Le roman de Ducray-Duminil qui a été adapté par Cammaille, c'est Elmonde, ou la Fille de l'hospice (1804). Il avait déjà été adapté par Hyacinthe Pessey, Elmonde, ou la Fille de l'hospice, joué sur le Théâtre de la Gaîté à partir du 23 pluviôse an 13 [12 février 1805].]
Théâtre de l’Ambigu-Comique.
Tandis que l’on siffloit, au théâtre du Vaudeville, le mélodrame en 17 scènes, deux mélodrames nouveaux triomphoient avec éclat aux théâtres des boulevards.
L’Ambigu-Comique faisoit représenter la Fille de l'Hospice, ou la Nouvelle Antigone. Ce sujet n’est pas neuf. Il est emprunté d’un roman connu, et il a déjà été traité au théâtre de la Gaîté. Mais ou a cru qu’il étoit susceptible de plus grands développemens, d’une pompe plus imposante, d’un appareil plus majestueux.
M. Camaille-Saint-Aubin s’est chargé de cette régénération, et M. Corse n’a rien omis pour répondre à ses desseins. Aussi la représentation a-t-elle eu le plus grand succès. On y trouve tout ce qui, dans ce genre, peut exciter l’admiration et ravir les suffrages Un capitaine tantôt farouche et terrible, tantôt tendre et sensible ; un grand seigneur qui n’est qu’un misérable, sans honneur et sans conscience, une jeune fille persécutée, qui se dévoue pour son père ; un malheureux banni, couvert de lambeaux, et en dernier lieu un fou. C’est là surtout le personnage d’élite, celui qui garantit le succès d’une pièce.
Les rôles de fous sont joués habituellement par M. Joigny, et il s’en acquitte à merveille. Personne ne sait mieux que lui altérer sa voix, décomposer son visage, briser sa prononciation, accélérer les hocquets, rendre enfin tout ce qui constitue un bon et véritable fou.

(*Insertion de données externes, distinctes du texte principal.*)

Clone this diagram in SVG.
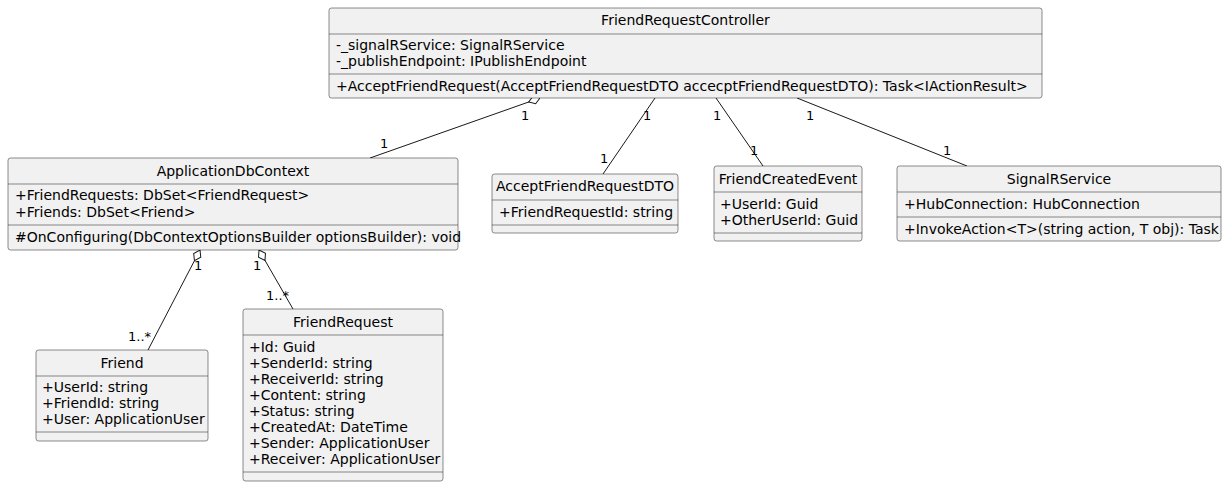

C’est Mlle. Lévêque qui joue le rôle d’Elmonde. Cette actrice n’a pas cette première fleur de jeunesse qu’on pourroit peut-être réclamer pour son emploi ; mais elle rachète ce défaut par une grande décence et beaucoup de sensibilité. En général, non-seulement le public a été content du mélodrame, mais il l'a été de tous les acteurs.
Enfin la satisfaction est devenue universelle lorsque l'on a vu paroître M. Corse, dans le rôle du capitaine Fréming. M. Corse est l’ame de son spectacle. Sa présence et son jeu vivifient tout. Il étoit malade depuis quelque tems, et l'on attendoit son retour avec impatience. Son apparition a rendu la joie à toute sa troupe et à tous les spectateurs.
On a pu remarquer quelquefois que M. Corse sacrifioit un peu moins que ses confrères à la pompe extérieure du théâtre ; qu’il comptoit plus sur le génie de l’auteur que sur le talent du décorateur, mais pour cette fois il a voulu que le décorateur participât aussi à la gloire de l’auteur, Les décorations sont donc fort belles ; celle du second acte est formée de transparens derrière lesquels s'étend une forêt qui ne laisse voir les objets que dans une perspective éloignée, dont les effets sont très-pittoresques. Le ballet du troisième acte est aussi d’un dessin et d’une exécution très-agréables. Divers danseurs y déploient des talens intéressans. Ces ballets sont de la composition de M. Richard ; la musique est de M Quaisin.